Saturday, August 24, 2019

No country for dead sharks

Eeks - the week has got away from me.  Runners Tuesday, Wednesday and Thursday; and on Friday I made a rare excursion to a race-meeting (York) at which I didn't have a runner.  A lunch invitation on one of the days of the Ebor Meeting was too great a gift horse to look in the mouth (and I write that as some who was lucky enough to receive an invitation to lunch on the final day of Royal Ascot this year but stayed at home to work a full morning and afternoon stables and to watch the races on TV when I could instead) which was great - but it meant that Tuesday (Brighton, Roy), Wednesday (Bath, Hope Is High), Thursday (Leicester evening racing, Konigin) and Friday (York) all saw me away from home - so I'm now exhausted, under pressure, and blog-less.

Brighton was a bit disappointing.  Roy's run at Windsor had suggested that he'd be competitive when he went back to Brighton, but he wasn't.  But, in fairness, the race at Windsor had been probably unique in being a middle-distance race at Windsor in the 21st century run at a fierce tempo; whereas at Brighton the race was run more sedately than is often the case there.  Bath was great, though: Hope had run well to be fifth first up at Sandown and stepped up from that to finish third, beaten half a length and a head behind the odds-on favourite.

Leicester was a blow, though.  Konigin does have a mind of her own, but she had done everything right when third at Yarmouth third up.  She had done everything right at home since then, and did everything right in the preliminaries on Thursday.  Once she got down to the start, however, it was a very different story.  She very nearly didn't go into the stalls, and when she came out she never picked up her bridle.  She finished fifth of eight, but that flattered her: she was a well-beaten fifth who never looked like taking a hand in the finish at any stage of the race. And then, to rub salt into the wounds, the A14 was shut in two places on the way home.  Leicester is 80 miles away.  It took 160 minutes to come home.  Average of 30 mph when it's dual-carriageways all the way.  Ran at 7.00.  Left at 8.00.   Home at 10.40.  Back in the house just after midnight.  Ugghh!

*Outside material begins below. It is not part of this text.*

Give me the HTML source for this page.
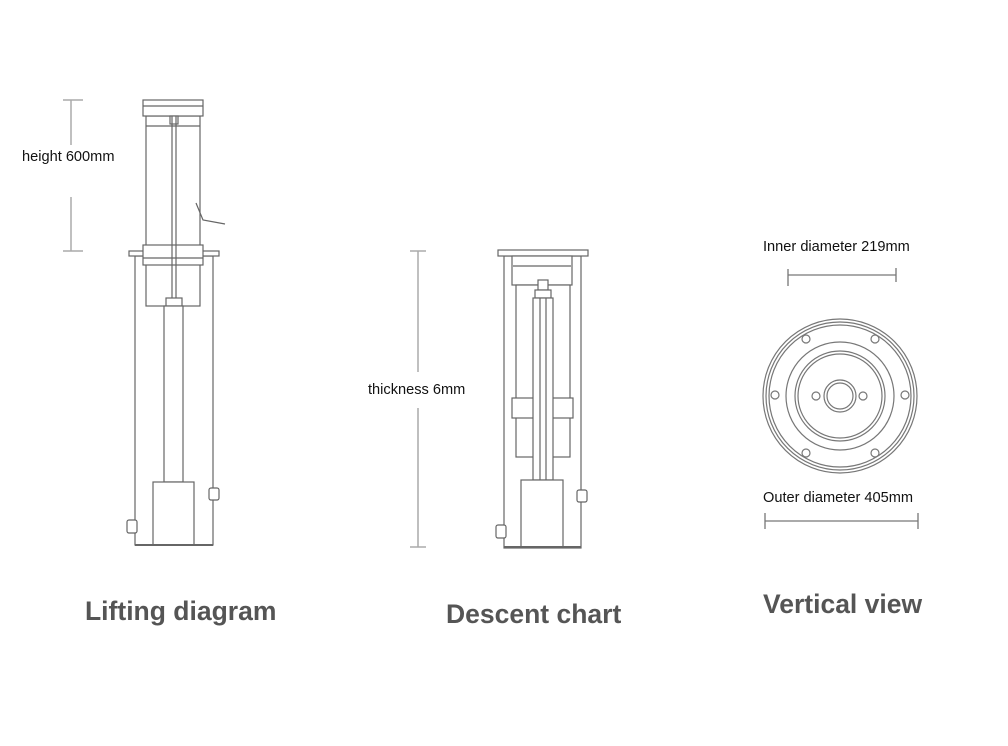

But, as ever, we pick ourselves up and move on.  In particular we move on to tomorrow, when The Simple Truth (ie two-year-old gelding by Rajsaman ex Minnie's Mystery) makes his debut in the first race at Goodwood.  I'd guess that, by making his debut in August, he'll find himself the earliest two-year-old runner I've had this century.  I generally find that our debutants fare less well than I'm expecting (ie hoping) and I'd imagine that it will be more of the same tomorrow.  And he's sure to be the complete outsider.  But I hope that we'll find some encouragement in the debut.  And after that we'll head to Bath on Tuesday.  We're like sharks (and, according to Woody Allen, relationships): we have to keep moving.  We don't want a dead shark on our hands.